Tax Experts Supportive Of A New 12.5% R&D Tax Credit
Tax experts have indicated that the government’s proposed introduction of a 12.5% R&D tax credit is a welcome move for New Zealand. The Taxpayers’ Union Executive Director has praised this government policy and has stated that the Science Research and Innovation Minister is a taxpayers’ hero. David Snell, Executive Director of EY added that the new policy changes the previous mindset around taxation.
Snell stated that tax in recent years had been broad-based, had low rates, and provided no incentives. but that the proposed tax credit would incentivize innovation. He stated that tax incentives could make a significant difference, both to R&D and to businesses’ mindsets in that businesses could begin to consciously think whether their activities can be considered as innovative.
From 1 April 2019, businesses will be able to claim tax credits of up to $120 million of R&D expenditure per year.

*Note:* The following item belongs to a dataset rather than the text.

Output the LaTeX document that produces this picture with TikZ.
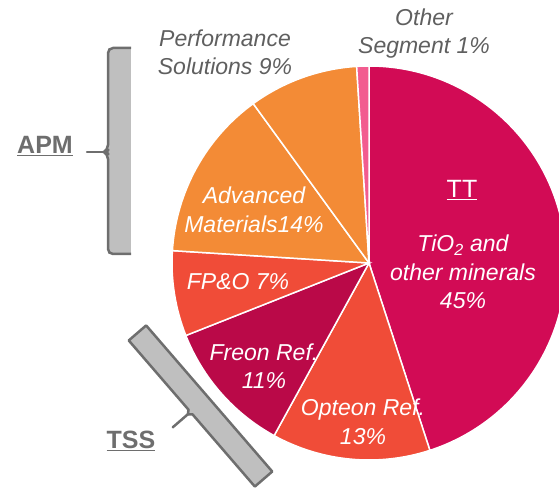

To be eligible, businesses must have conducted the R&D in New Zealand, claim R&D expenditure relating to that business and own the results of the R&D. They must describe the core activities that are conducted using scientific methods as well as supporting activities that relate to the core activities.
This R&D tax credit will differ to the one trialed in 2008 with the government working to fine tune the system before it is introduced. For instance, it will focus on transparency, so the name of companies who receive the incentive will be published (the amount will remain confidential).
The credit will be capped at $15 million per annum, and eligible expenditure must be over $100,000 in that tax year.